Friday, August 21, 2009

Romans 6:15-23

What then? Are we to sin because we are not under law but under grace? By no means! 16 Do you not know that if you present yourselves to anyone as obedient slaves, you are slaves of the one whom you obey, either of sin, which leads to death, or of obedience, which leads to righteousness? 17 But thanks be to God, that you who were once slaves of sin have become obedient from the heart to the standard of teaching to which you were committed, 18 and, having been set free from sin, have become slaves of righteousness. 19 I am speaking in human terms, because of your natural limitations. For just as you once presented your members as slaves to impurity and to lawlessness leading to more lawlessness, so now present your members as slaves to righteousness leading to sanctification.

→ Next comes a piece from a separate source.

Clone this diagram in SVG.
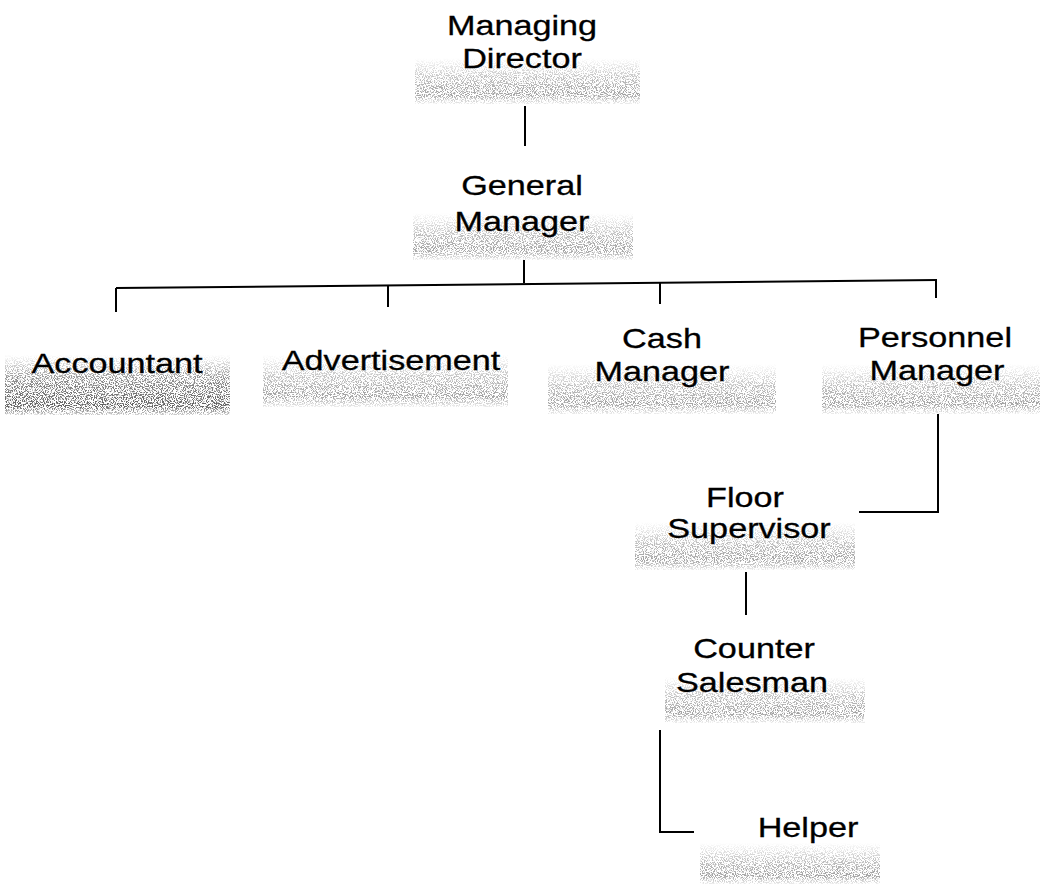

20 For when you were slaves of sin, you were free in regard to righteousness. 21 But what fruit were you getting at that time from the things of which you are now ashamed? For the end of those things is death. 22 But now that you have been set free from sin and have become slaves of God, the fruit you get leads to sanctification and its end, eternal life. 23 For the wages of sin is death, but the free gift of God is eternal life in Christ Jesus our Lord. (Romans 6:15-23)
The Wrong Kind of Free. You’ve heard the expression, “Freedom isn’t free.” I have a good number of America’s “greatest generation” in my church, so I hear it a lot. And of course it’s true. The freedoms of press, speech, religion, self-government, etc. came to this country at the price of much blood shed. A sad fact of history is that it rarely comes in any other way. Yet freedom at the cost of blood shed is still freedom; however, freedom at the cost of slavery is not. Of course, a free slave is an oxymoron, but that is what we all are according Paul. If you are a slave of sin, then you are free to righteousness. If you are a slave to righteousness, then you are free to sin. Such language seriously challenges our assumptions about freedom. Can there be a freedom that is no freedom at all? Can there be a slavery that is really freedom?

Free to Righteousness. What exactly does it mean to be “free of righteousness.” Perhaps Paul means something like “contamination.” A “slave of sin,” which he says we all once were or currently are, is free from the contamination of righteousness. Righteousness does not creep into his life like a healing gangrene and spread its life-giving aroma. No, the natural man is absolutely free of such health, absolutely free from moral good. This might sound like an overstatement. Certainly, even apart from Christ, we are not entirely free of moral good. Even a rapist may send his mother a card on her birthday. But as I said in my last post, Paul is not concerned with good and evil merely at the level of the will. Evil is more than an action or a choice, and so is good. The fruits of righteousness are not the fulfilling of a moral obligation. They are love, joy, peace, patience, etc. That is, they are matters of the heart and soul. So for example, the natural man, the man apart from God’s grace, can perform an act of kindness, but he does so because of what sociologists call reciprocity. He gives because he knows that he will be given to, because he knows he needs to be given to. Others are really tools of the self. You give to receive. His motives are completely free from the contamination of righteousness.

The Wages of Sin. Romans 6:23 is oft quoted by Christians to non-Christians in hopes that they will see the dangers of living life their own way and the hope found in the gift of salvation. However, it is important to note that Paul is addressing believers, and Paul’s point is not primarily about the punitive effects of sin. His focus is on the fruit of sin. He is not thinking of the court room but of the garden. The problem of sin is not merely the problem of a guilty verdict (though that is his point in Romans 3:19-20); it is also the problem of a putrid fungus eating away at the life of a fruit-bearing tree. Sin produces death. God’s punishment is simply condemning it to face its own demise.

The Free Gift of God. But righteousness is not like sin. Self-destruction comes to us as the product of who we are as slaves of sin. Righteousness and the life that follows is not produced by us. It is given to us. Jesus, and Jesus alone, is the producer. Thus, Paul sets before us two roads. One is to walk in our efforts fighting for our own freedom from the authority of God. This is the road of shame with a destination of death. The second road, and God help us never to cease being amazed that there is a second road, is the road of Jesus’ efforts and the healing product of those efforts freely given to us. Is not the choice obvious? And if you do not wish to make the obvious choice, then at least admit that you are not free.